WRITTEN EXERCISE: Repeat every line exactly, keeping the pictures out of the copy.
━━ DATASET EXTRACT
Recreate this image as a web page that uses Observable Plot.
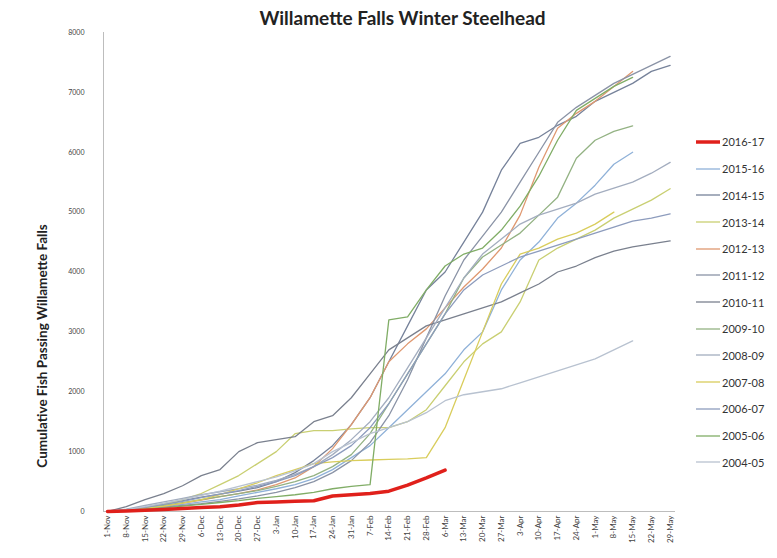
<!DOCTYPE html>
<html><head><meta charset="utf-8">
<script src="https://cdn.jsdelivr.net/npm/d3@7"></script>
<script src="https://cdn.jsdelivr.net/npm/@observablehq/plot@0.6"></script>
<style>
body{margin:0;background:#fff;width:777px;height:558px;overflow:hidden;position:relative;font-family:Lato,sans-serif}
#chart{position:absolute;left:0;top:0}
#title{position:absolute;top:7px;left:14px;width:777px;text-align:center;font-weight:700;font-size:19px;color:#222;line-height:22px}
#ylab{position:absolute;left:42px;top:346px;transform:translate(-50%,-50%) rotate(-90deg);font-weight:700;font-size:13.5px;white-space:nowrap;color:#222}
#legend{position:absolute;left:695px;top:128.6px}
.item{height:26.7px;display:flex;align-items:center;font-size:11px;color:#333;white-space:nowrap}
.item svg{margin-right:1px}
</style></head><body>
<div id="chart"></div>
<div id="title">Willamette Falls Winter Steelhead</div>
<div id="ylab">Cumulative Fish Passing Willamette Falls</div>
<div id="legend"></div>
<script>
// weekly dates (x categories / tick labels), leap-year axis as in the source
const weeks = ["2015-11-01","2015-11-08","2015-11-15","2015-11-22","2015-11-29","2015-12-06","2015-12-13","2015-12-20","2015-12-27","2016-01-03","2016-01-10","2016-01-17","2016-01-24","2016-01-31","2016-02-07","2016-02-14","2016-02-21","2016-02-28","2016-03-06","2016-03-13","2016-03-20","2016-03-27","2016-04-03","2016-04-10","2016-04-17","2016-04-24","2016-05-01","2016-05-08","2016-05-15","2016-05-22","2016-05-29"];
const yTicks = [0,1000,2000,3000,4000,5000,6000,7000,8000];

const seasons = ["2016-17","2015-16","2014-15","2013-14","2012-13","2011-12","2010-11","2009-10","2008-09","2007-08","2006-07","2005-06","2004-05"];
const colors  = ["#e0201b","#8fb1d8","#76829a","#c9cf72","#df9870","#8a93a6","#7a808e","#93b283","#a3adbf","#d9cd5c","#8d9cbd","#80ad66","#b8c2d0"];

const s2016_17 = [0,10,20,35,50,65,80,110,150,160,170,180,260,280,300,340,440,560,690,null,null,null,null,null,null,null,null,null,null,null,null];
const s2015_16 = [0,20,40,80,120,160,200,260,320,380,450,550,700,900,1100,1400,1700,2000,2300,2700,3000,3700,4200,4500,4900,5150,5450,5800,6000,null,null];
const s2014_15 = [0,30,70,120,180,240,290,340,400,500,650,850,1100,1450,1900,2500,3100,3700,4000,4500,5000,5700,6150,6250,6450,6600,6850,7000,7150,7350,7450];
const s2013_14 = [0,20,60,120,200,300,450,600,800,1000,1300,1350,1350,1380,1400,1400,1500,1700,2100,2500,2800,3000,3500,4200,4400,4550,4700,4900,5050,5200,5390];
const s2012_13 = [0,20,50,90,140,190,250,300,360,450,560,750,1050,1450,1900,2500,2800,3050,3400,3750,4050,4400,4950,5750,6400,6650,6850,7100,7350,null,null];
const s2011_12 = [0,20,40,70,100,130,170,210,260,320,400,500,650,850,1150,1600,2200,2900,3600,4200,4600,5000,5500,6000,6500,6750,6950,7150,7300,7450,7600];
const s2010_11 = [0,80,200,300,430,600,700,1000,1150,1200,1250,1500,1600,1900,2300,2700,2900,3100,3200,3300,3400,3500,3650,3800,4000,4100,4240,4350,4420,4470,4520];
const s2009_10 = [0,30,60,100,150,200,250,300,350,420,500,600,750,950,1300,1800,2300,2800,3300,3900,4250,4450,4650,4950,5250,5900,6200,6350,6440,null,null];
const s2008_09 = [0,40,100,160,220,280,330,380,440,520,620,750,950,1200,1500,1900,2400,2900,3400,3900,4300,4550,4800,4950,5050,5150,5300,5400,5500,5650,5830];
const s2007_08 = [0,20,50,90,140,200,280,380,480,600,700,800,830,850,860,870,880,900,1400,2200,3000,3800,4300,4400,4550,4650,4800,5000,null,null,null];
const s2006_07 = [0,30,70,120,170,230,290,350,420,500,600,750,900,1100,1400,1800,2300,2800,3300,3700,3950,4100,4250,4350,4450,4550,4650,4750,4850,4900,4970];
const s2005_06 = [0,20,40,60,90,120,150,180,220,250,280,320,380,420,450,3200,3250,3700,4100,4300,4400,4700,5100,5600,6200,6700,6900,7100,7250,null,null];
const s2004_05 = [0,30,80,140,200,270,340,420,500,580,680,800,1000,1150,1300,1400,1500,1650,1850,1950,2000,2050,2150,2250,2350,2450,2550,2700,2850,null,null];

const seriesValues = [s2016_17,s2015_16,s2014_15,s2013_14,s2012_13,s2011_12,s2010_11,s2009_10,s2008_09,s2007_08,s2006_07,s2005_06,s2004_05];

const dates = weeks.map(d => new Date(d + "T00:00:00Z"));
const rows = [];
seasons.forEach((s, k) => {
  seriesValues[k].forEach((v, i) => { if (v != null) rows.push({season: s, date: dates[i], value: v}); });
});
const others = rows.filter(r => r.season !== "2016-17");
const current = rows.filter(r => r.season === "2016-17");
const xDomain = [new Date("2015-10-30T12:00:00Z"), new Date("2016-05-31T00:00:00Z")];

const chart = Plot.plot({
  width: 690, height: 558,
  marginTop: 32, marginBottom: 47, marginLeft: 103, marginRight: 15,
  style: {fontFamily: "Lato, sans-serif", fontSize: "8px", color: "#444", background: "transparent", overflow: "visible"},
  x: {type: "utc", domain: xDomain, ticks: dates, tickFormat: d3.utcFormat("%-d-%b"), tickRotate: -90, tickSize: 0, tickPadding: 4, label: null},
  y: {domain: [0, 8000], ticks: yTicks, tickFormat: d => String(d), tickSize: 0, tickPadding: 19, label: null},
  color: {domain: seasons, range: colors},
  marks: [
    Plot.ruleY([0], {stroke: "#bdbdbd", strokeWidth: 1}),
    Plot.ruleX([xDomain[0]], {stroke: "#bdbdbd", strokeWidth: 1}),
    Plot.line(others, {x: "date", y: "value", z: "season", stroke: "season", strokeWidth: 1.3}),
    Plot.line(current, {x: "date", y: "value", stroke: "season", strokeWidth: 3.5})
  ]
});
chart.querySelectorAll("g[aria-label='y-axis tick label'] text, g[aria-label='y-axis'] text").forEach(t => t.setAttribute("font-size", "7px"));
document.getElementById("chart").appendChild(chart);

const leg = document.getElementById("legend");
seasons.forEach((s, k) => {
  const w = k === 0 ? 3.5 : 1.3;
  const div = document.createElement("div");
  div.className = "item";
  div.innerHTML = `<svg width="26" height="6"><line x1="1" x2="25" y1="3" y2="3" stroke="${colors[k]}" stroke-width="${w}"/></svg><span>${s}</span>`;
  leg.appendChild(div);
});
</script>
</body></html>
━━━━
ANSWER BELOW:
Recreate this image as a web page that uses Observable Plot.
<!DOCTYPE html>
<html><head><meta charset="utf-8">
<script src="https://cdn.jsdelivr.net/npm/d3@7"></script>
<script src="https://cdn.jsdelivr.net/npm/@observablehq/plot@0.6"></script>
<style>
body{margin:0;background:#fff;width:777px;height:558px;overflow:hidden;position:relative;font-family:Lato,sans-serif}
#chart{position:absolute;left:0;top:0}
#title{position:absolute;top:7px;left:14px;width:777px;text-align:center;font-weight:700;font-size:19px;color:#222;line-height:22px}
#ylab{position:absolute;left:42px;top:346px;transform:translate(-50%,-50%) rotate(-90deg);font-weight:700;font-size:13.5px;white-space:nowrap;color:#222}
#legend{position:absolute;left:695px;top:128.6px}
.item{height:26.7px;display:flex;align-items:center;font-size:11px;color:#333;white-space:nowrap}
.item svg{margin-right:1px}
</style></head><body>
<div id="chart"></div>
<div id="title">Willamette Falls Winter Steelhead</div>
<div id="ylab">Cumulative Fish Passing Willamette Falls</div>
<div id="legend"></div>
<script>
// weekly dates (x categories / tick labels), leap-year axis as in the source
const weeks = ["2015-11-01","2015-11-08","2015-11-15","2015-11-22","2015-11-29","2015-12-06","2015-12-13","2015-12-20","2015-12-27","2016-01-03","2016-01-10","2016-01-17","2016-01-24","2016-01-31","2016-02-07","2016-02-14","2016-02-21","2016-02-28","2016-03-06","2016-03-13","2016-03-20","2016-03-27","2016-04-03","2016-04-10","2016-04-17","2016-04-24","2016-05-01","2016-05-08","2016-05-15","2016-05-22","2016-05-29"];
const yTicks = [0,1000,2000,3000,4000,5000,6000,7000,8000];

const seasons = ["2016-17","2015-16","2014-15","2013-14","2012-13","2011-12","2010-11","2009-10","2008-09","2007-08","2006-07","2005-06","2004-05"];
const colors  = ["#e0201b","#8fb1d8","#76829a","#c9cf72","#df9870","#8a93a6","#7a808e","#93b283","#a3adbf","#d9cd5c","#8d9cbd","#80ad66","#b8c2d0"];

const s2016_17 = [0,10,20,35,50,65,80,110,150,160,170,180,260,280,300,340,440,560,690,null,null,null,null,null,null,null,null,null,null,null,null];
const s2015_16 = [0,20,40,80,120,160,200,260,320,380,450,550,700,900,1100,1400,1700,2000,2300,2700,3000,3700,4200,4500,4900,5150,5450,5800,6000,null,null];
const s2014_15 = [0,30,70,120,180,240,290,340,400,500,650,850,1100,1450,1900,2500,3100,3700,4000,4500,5000,5700,6150,6250,6450,6600,6850,7000,7150,7350,7450];
const s2013_14 = [0,20,60,120,200,300,450,600,800,1000,1300,1350,1350,1380,1400,1400,1500,1700,2100,2500,2800,3000,3500,4200,4400,4550,4700,4900,5050,5200,5390];
const s2012_13 = [0,20,50,90,140,190,250,300,360,450,560,750,1050,1450,1900,2500,2800,3050,3400,3750,4050,4400,4950,5750,6400,6650,6850,7100,7350,null,null];
const s2011_12 = [0,20,40,70,100,130,170,210,260,320,400,500,650,850,1150,1600,2200,2900,3600,4200,4600,5000,5500,6000,6500,6750,6950,7150,7300,7450,7600];
const s2010_11 = [0,80,200,300,430,600,700,1000,1150,1200,1250,1500,1600,1900,2300,2700,2900,3100,3200,3300,3400,3500,3650,3800,4000,4100,4240,4350,4420,4470,4520];
const s2009_10 = [0,30,60,100,150,200,250,300,350,420,500,600,750,950,1300,1800,2300,2800,3300,3900,4250,4450,4650,4950,5250,5900,6200,6350,6440,null,null];
const s2008_09 = [0,40,100,160,220,280,330,380,440,520,620,750,950,1200,1500,1900,2400,2900,3400,3900,4300,4550,4800,4950,5050,5150,5300,5400,5500,5650,5830];
const s2007_08 = [0,20,50,90,140,200,280,380,480,600,700,800,830,850,860,870,880,900,1400,2200,3000,3800,4300,4400,4550,4650,4800,5000,null,null,null];
const s2006_07 = [0,30,70,120,170,230,290,350,420,500,600,750,900,1100,1400,1800,2300,2800,3300,3700,3950,4100,4250,4350,4450,4550,4650,4750,4850,4900,4970];
const s2005_06 = [0,20,40,60,90,120,150,180,220,250,280,320,380,420,450,3200,3250,3700,4100,4300,4400,4700,5100,5600,6200,6700,6900,7100,7250,null,null];
const s2004_05 = [0,30,80,140,200,270,340,420,500,580,680,800,1000,1150,1300,1400,1500,1650,1850,1950,2000,2050,2150,2250,2350,2450,2550,2700,2850,null,null];

const seriesValues = [s2016_17,s2015_16,s2014_15,s2013_14,s2012_13,s2011_12,s2010_11,s2009_10,s2008_09,s2007_08,s2006_07,s2005_06,s2004_05];

const dates = weeks.map(d => new Date(d + "T00:00:00Z"));
const rows = [];
seasons.forEach((s, k) => {
  seriesValues[k].forEach((v, i) => { if (v != null) rows.push({season: s, date: dates[i], value: v}); });
});
const others = rows.filter(r => r.season !== "2016-17");
const current = rows.filter(r => r.season === "2016-17");
const xDomain = [new Date("2015-10-30T12:00:00Z"), new Date("2016-05-31T00:00:00Z")];

const chart = Plot.plot({
  width: 690, height: 558,
  marginTop: 32, marginBottom: 47, marginLeft: 103, marginRight: 15,
  style: {fontFamily: "Lato, sans-serif", fontSize: "8px", color: "#444", background: "transparent", overflow: "visible"},
  x: {type: "utc", domain: xDomain, ticks: dates, tickFormat: d3.utcFormat("%-d-%b"), tickRotate: -90, tickSize: 0, tickPadding: 4, label: null},
  y: {domain: [0, 8000], ticks: yTicks, tickFormat: d => String(d), tickSize: 0, tickPadding: 19, label: null},
  color: {domain: seasons, range: colors},
  marks: [
    Plot.ruleY([0], {stroke: "#bdbdbd", strokeWidth: 1}),
    Plot.ruleX([xDomain[0]], {stroke: "#bdbdbd", strokeWidth: 1}),
    Plot.line(others, {x: "date", y: "value", z: "season", stroke: "season", strokeWidth: 1.3}),
    Plot.line(current, {x: "date", y: "value", stroke: "season", strokeWidth: 3.5})
  ]
});
chart.querySelectorAll("g[aria-label='y-axis tick label'] text, g[aria-label='y-axis'] text").forEach(t => t.setAttribute("font-size", "7px"));
document.getElementById("chart").appendChild(chart);

const leg = document.getElementById("legend");
seasons.forEach((s, k) => {
  const w = k === 0 ? 3.5 : 1.3;
  const div = document.createElement("div");
  div.className = "item";
  div.innerHTML = `<svg width="26" height="6"><line x1="1" x2="25" y1="3" y2="3" stroke="${colors[k]}" stroke-width="${w}"/></svg><span>${s}</span>`;
  leg.appendChild(div);
});
</script>
</body></html>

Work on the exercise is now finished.